Comment by Luara on October 20, 2013 at 1:59pm

Yes I know about colonialism, but the Congo and other African countries are no longer colonies.  So why can't they start to pull in foreign money by selling their resources? 

Comment by Joan Denoo on October 20, 2013 at 1:56pm

I do our family's genealogy and I discovered both sides of my families gained great wealth by engaging in the slave trade during the Colonial Days. They were put out of business by USA government and others, who outlawed slave trade. Both sides of my family developed bitterness toward government and authority and it came down to some of my grand parents' generation. I think my parents' generation was far enough removed to recognize the horrors of slavery. You know the old saying, "social changes occur one funeral at a time". 

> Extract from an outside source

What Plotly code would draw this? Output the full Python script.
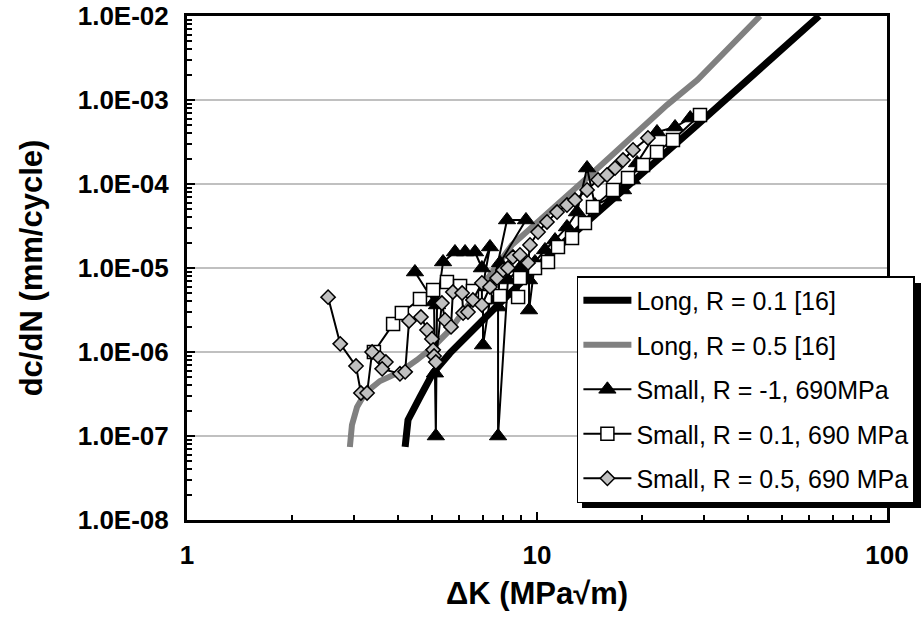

As to African countries not being able to change things internally, King Leopold of Belgium colonized the Belgian Congo, a peaceful nation, if I understand their history, and for those who resisted, the hands and feet of wives and children were cut off and the resisters either acquiesced or were murdered.

My Belgian family brags about how our family participated in subduing the Congo.  I found many Black Africans with the name, "Denoo" in Africa. We correspond and attempt to find a common ancestor, unsuccessfully.  My Black Denoo sources all seem to be very gentle people, very nice to me and welcome me warmly, even though I am an atheist and they are devout Christians. We assume we are from the same family tree and I think of them as cousins. 

The Congo has great natural resources; the wealth of that nation left in the hands of Colonialists leaving Africans destitute.

Forever in chains: The tragic history of Congo


Sentient Biped did an excellent review of the literature, which I cannot find. When he gets back from China I will ask him for that piece. 


Comment by Luara on October 20, 2013 at 12:43pm


Yes, but why?  Why haven't African countries been able to do what some of those Arab countries did - enrich themselves by selling their resources?

Tribalism making it hard for them to form something like OPEC? 

Comment by Donald R Barbera on October 20, 2013 at 12:30pm
Simple. Colonialism in Africa has been going on for decades all the way back to slavery and even before that. The Dutch, English, Spanish, as well as Far East countries have been colonizing for decades, displacing tribal lands for capitalist gain. The US has been at it for years making it easier for American businesses to exploit the land. Even the Cubans are there.
Comment by Luara on October 20, 2013 at 9:56am

I've seen documentaries about the exploitation of Africa by foreign countries.  I don't remember how this happens - Africa is probably still rich in resources, how do countries gain the leverage to make themselves rich through their resources, as some Arab countries did?  What prevents African countries from doing the same? 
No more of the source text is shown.